Washington must have dreamed of this moment a thousand times, but when it at last arrived, he refused to accept the surrender of an officer who held a rank subordinate to his. By rigidly adhering to a European code of martial etiquette, Washington denied himself the delicious ecstasy of accepting the decisive British capitulation. His second in command, General Lincoln, accepted O’Hara’s sword, after which that hearty British officer rode from the field with tears in his eyes. Next, the soldiers who had served under Cornwallis came forward in an orderly manner to lay down their arms. Glum and quiet, these men faced an uncertain future; they now were prisoners of war in the care of an enemy that at times had been unable to properly feed, clothe, and house its own soldiers. A French band belted out upbeat tunes as these drawn and troubled soldiers passed into captivity.

More than eight thousand prisoners were taken at Yorktown, of whom close to 15 percent were Germans. Roughly five hundred men who had soldiered under Cornwallis were not among the prisoners. According to the surrender terms, Cornwallis had been permitted to dispatch one vessel to New York, a ship that was supposed to carry only letters from the soldiers. Cornwallis cheated. Not entirely unexpectedly, he loaded the ship with his Loyalist soldiers and a few Continental army deserters.

No one knows how many African Americans had come to Yorktown with Cornwallis. Upwards of ten thousand slaves in Virginia had fled to the British army, almost all during 1780 and 1781. The runaways had died in droves, mostly of smallpox and typhoid fever. It is possible that some, though no one knows how many, may have had the good fortune to have been shipped to New York or Charleston prior to the siege. Many who came to Yorktown with Cornwallis perished in the course of the siege, mostly from diseases, though some were victims of the Allied shelling.

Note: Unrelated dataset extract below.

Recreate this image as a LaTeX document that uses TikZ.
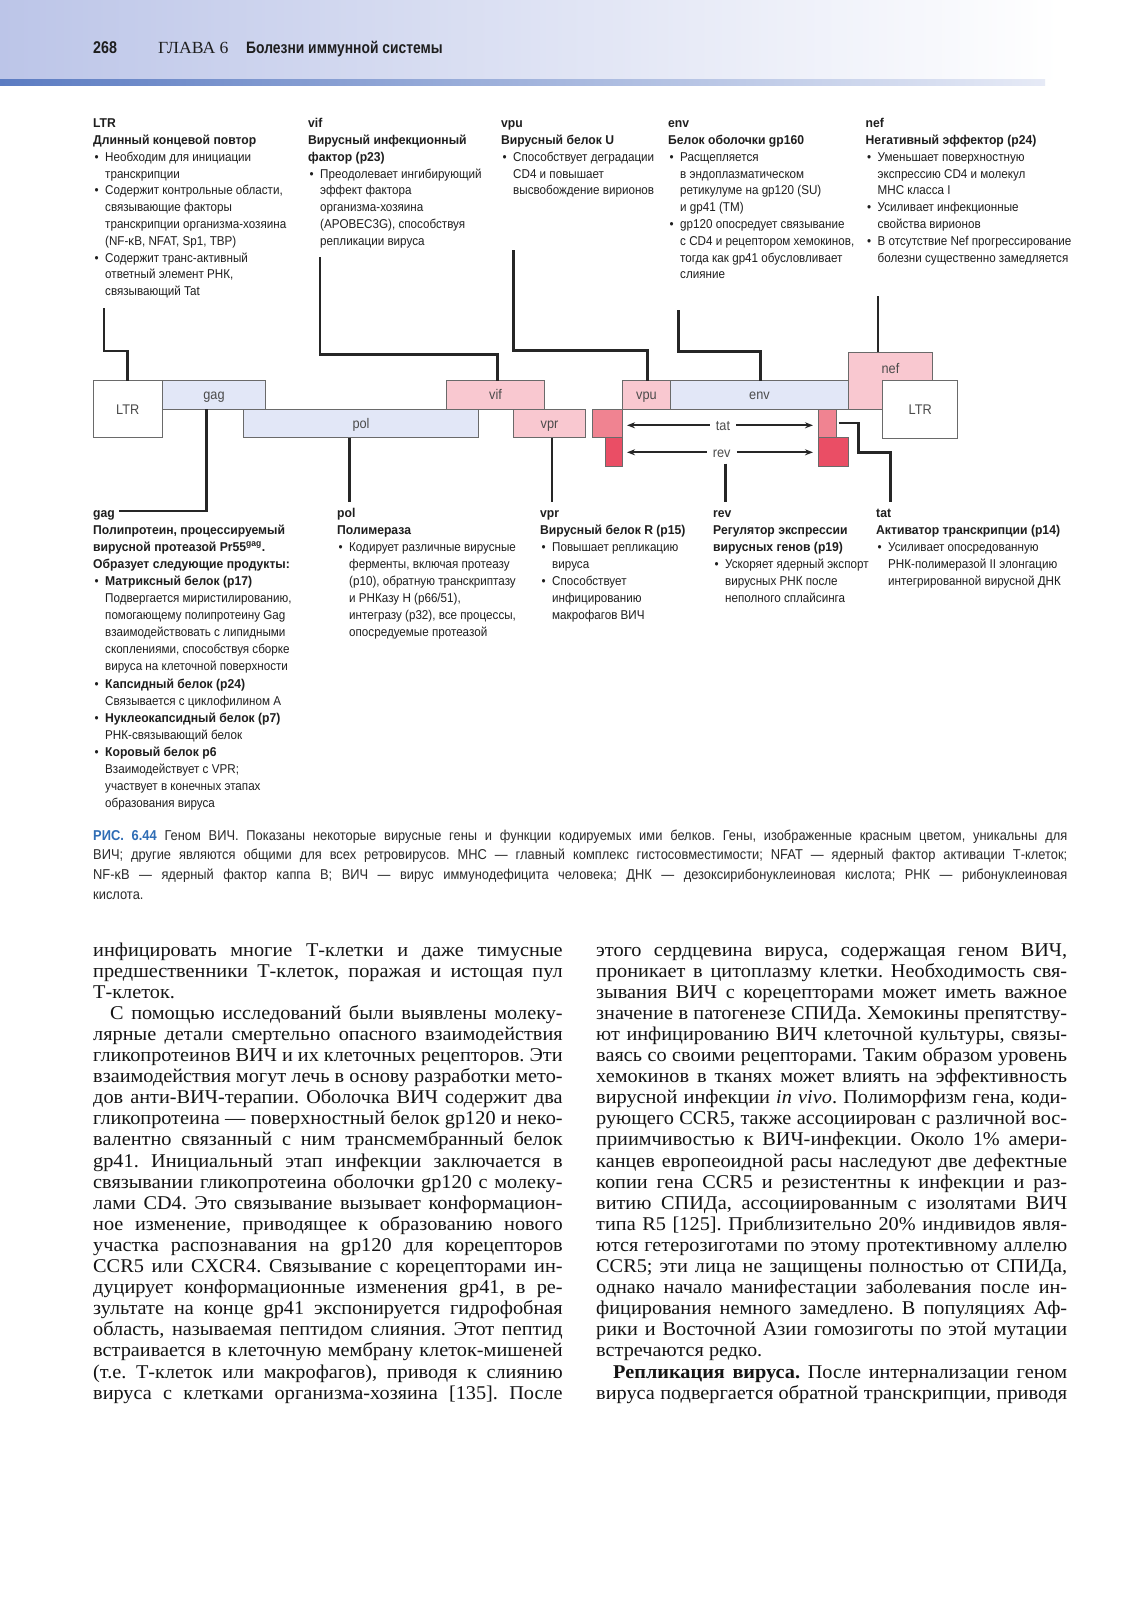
\documentclass[tikz,border=0pt]{standalone}
\usepackage{fontspec}
\setmainfont{Liberation Serif}[FakeStretch=1.04]
\newfontfamily\cond{Liberation Sans}[FakeStretch=0.91, BoldFeatures={FakeStretch=0.95}]
\newfontfamily\hdrf{Liberation Sans}[FakeStretch=0.84]
\newfontfamily\capf{Liberation Sans}[FakeStretch=0.9]
\usetikzlibrary{arrows.meta}
\definecolor{gblue}{HTML}{E2E7F7}
\definecolor{gpink}{HTML}{F9C8D0}
\definecolor{gtat}{HTML}{F08391}
\definecolor{grev}{HTML}{EA4E65}
\definecolor{boxgray}{HTML}{6A6A6A}
\definecolor{figtext}{HTML}{1E1E1E}
\definecolor{bodytext}{HTML}{141414}
\definecolor{captext}{HTML}{2A2A2A}
\definecolor{capblue}{HTML}{2F6DB5}
\definecolor{hdrL}{HTML}{BCC5E8}
\definecolor{barL}{HTML}{5C7CC2}
\definecolor{barR}{HTML}{E6EAF6}
\frenchspacing
\newcommand{\figfont}{\cond\fontsize{12.8}{16.8}\selectfont}
\newcommand{\botfont}{\cond\fontsize{12.8}{17.1}\selectfont}
\newcommand{\boxfont}{\cond\fontsize{14}{16}\selectfont}
\newcommand{\bodyfont}{\fontsize{19.5}{21.1}\selectfont}
\newcommand{\capfont}{\capf\fontsize{14.3}{19.8}\selectfont}
\newcommand{\bul}{\makebox[12pt][l]{\hspace{1.5pt}\textbullet}}
\newcommand{\hind}{\hspace*{12pt}}
\newcommand{\jl}[1]{\makebox[\linewidth][s]{#1}}
\newcommand{\jli}[1]{\hspace*{17pt}\makebox[\dimexpr\linewidth-17pt\relax][s]{#1}}
\begin{document}
\begin{tikzpicture}[x=1pt,y=-1pt,
  gbox/.style={draw=boxgray, line width=0.9pt, inner sep=0pt, outer sep=0pt, font=\boxfont, text=figtext!80, text height=10pt, text depth=0pt},
  boxtext/.style={inner sep=6pt, font=\boxfont, text=figtext!80, text height=10pt, text depth=0pt},
  conn/.style={line width=2.6pt, draw=black!85, line join=miter},
  arr/.style={line width=2.3pt, draw=black!85, -{Stealth[length=8pt,width=6pt]}},
  col/.style={anchor=base west, inner sep=0pt, text=figtext},
  bcol/.style={anchor=base west, inner sep=0pt, text=bodytext}]
\useasboundingbox (0,0) rectangle (1131,1601);
\fill[white] (0,0) rectangle (1131,1601);
% header
\shade[left color=hdrL, right color=white] (0,0) rectangle (1060,79);
\shade[left color=barL, right color=barR] (0,79) rectangle (1045,85);
\node[col] (pnum) at (93,53) {\hdrf\fontsize{17}{20}\selectfont\bfseries 268};
\node[col] (chap) at (158,53) {\fontsize{17}{20}\selectfont ГЛАВА 6};
\node[col] (ctitle) at (246,53) {\hdrf\fontsize{16.5}{20}\selectfont\bfseries Болезни иммунной системы};

% top text columns
\node[col] (ltrtxt) at (93,127.7) {\parbox[t]{200pt}{\figfont\raggedright
\textbf{LTR}\\
\textbf{Длинный концевой повтор}\\
\bul Необходим для инициации\\
\hind транскрипции\\
\bul Содержит контрольные области,\\
\hind связывающие факторы\\
\hind транскрипции организма-хозяина\\
\hind (NF-κB, NFAT, Sp1, TBP)\\
\bul Содержит транс-активный\\
\hind ответный элемент РНК,\\
\hind связывающий Tat}};
\node[col] (viftxt) at (308,127.7) {\parbox[t]{180pt}{\figfont\raggedright
\textbf{vif}\\
\textbf{Вирусный инфекционный}\\
\textbf{фактор (p23)}\\
\bul Преодолевает ингибирующий\\
\hind эффект фактора\\
\hind организма-хозяина\\
\hind (APOBEC3G), способствуя\\
\hind репликации вируса}};
\node[col] (vputxt) at (501,127.7) {\parbox[t]{160pt}{\figfont\raggedright
\textbf{vpu}\\
\textbf{Вирусный белок U}\\
\bul Способствует деградации\\
\hind CD4 и повышает\\
\hind высвобождение вирионов}};
\node[col] (envtxt) at (668,127.7) {\parbox[t]{200pt}{\figfont\raggedright
\textbf{env}\\
\textbf{Белок оболочки gp160}\\
\bul Расщепляется\\
\hind в эндоплазматическом\\
\hind ретикулуме на gp120 (SU)\\
\hind и gp41 (TM)\\
\bul gp120 опосредует связывание\\
\hind с CD4 и рецептором хемокинов,\\
\hind тогда как gp41 обусловливает\\
\hind слияние}};
\node[col] (neftxt) at (865.5,127.7) {\parbox[t]{220pt}{\figfont\raggedright
\textbf{nef}\\
\textbf{Негативный эффектор (p24)}\\
\bul Уменьшает поверхностную\\
\hind экспрессию CD4 и молекул\\
\hind MHC класса I\\
\bul Усиливает инфекционные\\
\hind свойства вирионов\\
\bul В отсутствие Nef прогрессирование\\
\hind болезни существенно замедляется}};

% gene map
\node[gbox, fill=white, minimum width=69.5pt, minimum height=57pt] (ltrL) at (127.75,409) {LTR};
\node[gbox, fill=gblue, minimum width=103pt, minimum height=28.5pt] (gag) at (214,394.75) {gag};
\node[gbox, fill=gblue, minimum width=235pt, minimum height=28.5pt] (pol) at (361,423.25) {pol};
\node[gbox, fill=gpink, minimum width=98pt, minimum height=28.5pt] (vif) at (495.5,394.75) {vif};
\node[gbox, fill=gpink, minimum width=72pt, minimum height=28.5pt] (vpr) at (549.5,423.25) {vpr};
\node[gbox, fill=gtat, minimum width=30.5pt, minimum height=28.5pt] (tatA) at (607.25,423.25) {};
\node[gbox, fill=grev, minimum width=17.5pt, minimum height=28.5pt] (revA) at (613.75,451.75) {};
\node[gbox, fill=gpink, minimum width=48pt, minimum height=28.5pt] (vpu) at (646.5,394.75) {vpu};
\node[gbox, fill=gblue, minimum width=178pt, minimum height=28.5pt] (env) at (759.5,394.75) {env};
\node[gbox, fill=gpink, minimum width=84pt, minimum height=57pt] (nef) at (890.5,380.5) {};
\node[boxtext] (neflbl) at (890.5,368) {nef};
\node[gbox, fill=white, minimum width=75pt, minimum height=57.5pt] (ltrR) at (920.25,409.25) {LTR};
\node[gbox, fill=gtat, minimum width=18.4pt, minimum height=28pt] (tatB) at (827.5,423) {};
\node[gbox, fill=grev, minimum width=30.4pt, minimum height=29pt] (revB) at (833.5,451.5) {};

\node[boxtext] (tatlbl) at (723,425.3) {tat};
\node[boxtext] (revlbl) at (721.7,452.3) {rev};
\coordinate (tatLend) at (627,425.3);
\coordinate (tatRend) at (813,425.3);
\coordinate (revLend) at (627,452.3);
\coordinate (revRend) at (813,452.3);
\draw[arr] (tatlbl.west) -- (tatLend);
\draw[arr] (tatlbl.east) -- (tatRend);
\draw[arr] (revlbl.west) -- (revLend);
\draw[arr] (revlbl.east) -- (revRend);

% top connectors
\coordinate (ltrS) at (104,308);
\coordinate (vifS) at (320,257);
\coordinate (vpuS) at (513.3,250);
\coordinate (envS) at (678.3,310);
\coordinate (nefS) at (878,296);
\draw[conn] (ltrS) -- (104,351) -| (ltrL.north);
\draw[conn] (vifS) -- (320,354.3) -| ([xshift=2pt]vif.north);
\draw[conn] (vpuS) -- (513.3,350.7) -| ([xshift=1pt]vpu.north);
\draw[conn] (envS) -- (678.3,351.7) -| ([xshift=1pt]env.north);
\draw[conn] (nefS) -- (nefS |- nef.north);

% bottom connectors
\coordinate (gagE) at (119,511);
\coordinate (polE) at (349.3,501.7);
\coordinate (vprE) at (552,501.7);
\coordinate (revE) at (725.3,501.7);
\coordinate (tatE) at (890.7,501.7);
\draw[conn] (206.7,0 |- gag.south) -- (206.7,511) -- (gagE);
\draw[conn] (polE |- pol.south) -- (polE);
\draw[conn] (vprE |- vpr.south) -- (vprE);
\draw[conn] (revE |- revlbl.south) -- (revE);
\draw[conn] ([xshift=2pt]tatB.east) -| (858.7,452.3) -| (tatE);

% bottom text columns
\node[col] (gagtxt) at (93,517) {\parbox[t]{230pt}{\botfont\raggedright
\textbf{gag}\\
\textbf{Полипротеин, процессируемый}\\
\textbf{вирусной протеазой Pr55\textsuperscript{gag}.}\\
\textbf{Образует следующие продукты:}\\
\bul\textbf{Матриксный белок (p17)}\\
\hind Подвергается миристилированию,\\
\hind помогающему полипротеину Gag\\
\hind взаимодействовать с липидными\\
\hind скоплениями, способствуя сборке\\
\hind вируса на клеточной поверхности\\
\bul\textbf{Капсидный белок (p24)}\\
\hind Связывается с циклофилином А\\
\bul\textbf{Нуклеокапсидный белок (p7)}\\
\hind РНК-связывающий белок\\
\bul\textbf{Коровый белок p6}\\
\hind Взаимодействует с VPR;\\
\hind участвует в конечных этапах\\
\hind образования вируса}};
\node[col] (poltxt) at (337,517) {\parbox[t]{190pt}{\botfont\raggedright
\textbf{pol}\\
\textbf{Полимераза}\\
\bul Кодирует различные вирусные\\
\hind ферменты, включая протеазу\\
\hind (p10), обратную транскриптазу\\
\hind и РНКазу H (p66/51),\\
\hind интегразу (p32), все процессы,\\
\hind опосредуемые протеазой}};
\node[col] (vprtxt) at (540,517) {\parbox[t]{170pt}{\botfont\raggedright
\textbf{vpr}\\
\textbf{Вирусный белок R (p15)}\\
\bul Повышает репликацию\\
\hind вируса\\
\bul Способствует\\
\hind инфицированию\\
\hind макрофагов ВИЧ}};
\node[col] (revtxt) at (713,517) {\parbox[t]{170pt}{\botfont\raggedright
\textbf{rev}\\
\textbf{Регулятор экспрессии}\\
\textbf{вирусных генов (p19)}\\
\bul Ускоряет ядерный экспорт\\
\hind вирусных РНК после\\
\hind неполного сплайсинга}};
\node[col] (tattxt) at (876,517) {\parbox[t]{200pt}{\botfont\raggedright
\textbf{tat}\\
\textbf{Активатор транскрипции (p14)}\\
\bul Усиливает опосредованную\\
\hind РНК-полимеразой II элонгацию\\
\hind интегрированной вирусной ДНК}};

% caption
\node[col, text=captext] (cap) at (93,840) {\parbox[t]{974pt}{\capfont
\jl{\textbf{\color{capblue}РИС. 6.44} Геном ВИЧ. Показаны некоторые вирусные гены и функции кодируемых ими белков. Гены, изображенные красным цветом, уникальны для}\\
\jl{ВИЧ; другие являются общими для всех ретровирусов. MHC — главный комплекс гистосовместимости; NFAT — ядерный фактор активации Т-клеток;}\\
\jl{NF-κB — ядерный фактор каппа B; ВИЧ — вирус иммунодефицита человека; ДНК — дезоксирибонуклеиновая кислота; РНК — рибонуклеиновая}\\
кислота.}};

% body text
\node[bcol] (bodyL) at (93,956) {\parbox[t]{469.5pt}{\bodyfont
\jl{инфицировать многие Т-клетки и даже тимусные}\\
\jl{предшественники Т-клеток, поражая и истощая пул}\\
Т-клеток.\\
\jli{С помощью исследований были выявлены молеку-}\\
\jl{лярные детали смертельно опасного взаимодействия}\\
\jl{гликопротеинов ВИЧ и их клеточных рецепторов. Эти}\\
\jl{взаимодействия могут лечь в основу разработки мето-}\\
\jl{дов анти-ВИЧ-терапии. Оболочка ВИЧ содержит два}\\
\jl{гликопротеина — поверхностный белок gp120 и неко-}\\
\jl{валентно связанный с ним трансмембранный белок}\\
\jl{gp41. Инициальный этап инфекции заключается в}\\
\jl{связывании гликопротеина оболочки gp120 с молеку-}\\
\jl{лами CD4. Это связывание вызывает конформацион-}\\
\jl{ное изменение, приводящее к образованию нового}\\
\jl{участка распознавания на gp120 для корецепторов}\\
\jl{CCR5 или CXCR4. Связывание с корецепторами ин-}\\
\jl{дуцирует конформационные изменения gp41, в ре-}\\
\jl{зультате на конце gp41 экспонируется гидрофобная}\\
\jl{область, называемая пептидом слияния. Этот пептид}\\
\jl{встраивается в клеточную мембрану клеток-мишеней}\\
\jl{(т.е. Т-клеток или макрофагов), приводя к слиянию}\\
\jl{вируса с клетками организма-хозяина [135]. После}}};
\node[bcol] (bodyR) at (596,956) {\parbox[t]{471pt}{\bodyfont
\jl{этого сердцевина вируса, содержащая геном ВИЧ,}\\
\jl{проникает в цитоплазму клетки. Необходимость свя-}\\
\jl{зывания ВИЧ с корецепторами может иметь важное}\\
\jl{значение в патогенезе СПИДа. Хемокины препятству-}\\
\jl{ют инфицированию ВИЧ клеточной культуры, связы-}\\
\jl{ваясь со своими рецепторами. Таким образом уровень}\\
\jl{хемокинов в тканях может влиять на эффективность}\\
\jl{вирусной инфекции \textit{in vivo}. Полиморфизм гена, коди-}\\
\jl{рующего CCR5, также ассоциирован с различной вос-}\\
\jl{приимчивостью к ВИЧ-инфекции. Около 1\% амери-}\\
\jl{канцев европеоидной расы наследуют две дефектные}\\
\jl{копии гена CCR5 и резистентны к инфекции и раз-}\\
\jl{витию СПИДа, ассоциированным с изолятами ВИЧ}\\
\jl{типа R5 [125]. Приблизительно 20\% индивидов явля-}\\
\jl{ются гетерозиготами по этому протективному аллелю}\\
\jl{CCR5; эти лица не защищены полностью от СПИДа,}\\
\jl{однако начало манифестации заболевания после ин-}\\
\jl{фицирования немного замедлено. В популяциях Аф-}\\
\jl{рики и Восточной Азии гомозиготы по этой мутации}\\
встречаются редко.\\
\jli{\textbf{Репликация вируса.} После интернализации геном}\\
\jl{вируса подвергается обратной транскрипции, приводя}}};
\end{tikzpicture}
\end{document}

The victors who entered the rubble-strewn remains of Yorktown found corpses “all over the place,” including the bodies of “an immense number of Negroes” who had died “in the most miserable manner” from smallpox. Meanwhile, many soldiers, hot for booty, were hired by local slave owners to scour the area in search of their runaway chattel. Some Continental army officers joined the search, looking for African Americans they had once owned. General Washington was one who spent some time combing the countryside. He found two of his slaves who had escaped in the raid of the HMS Savage. He sent them back to Mount Vernon and a lifetime of servitude.

In this hour of triumph for a revolution waged for life, liberty, and the pursuit of happiness, Washington also found the time to congratulate his army on the victory that had brought “Joy” to “every Breast.”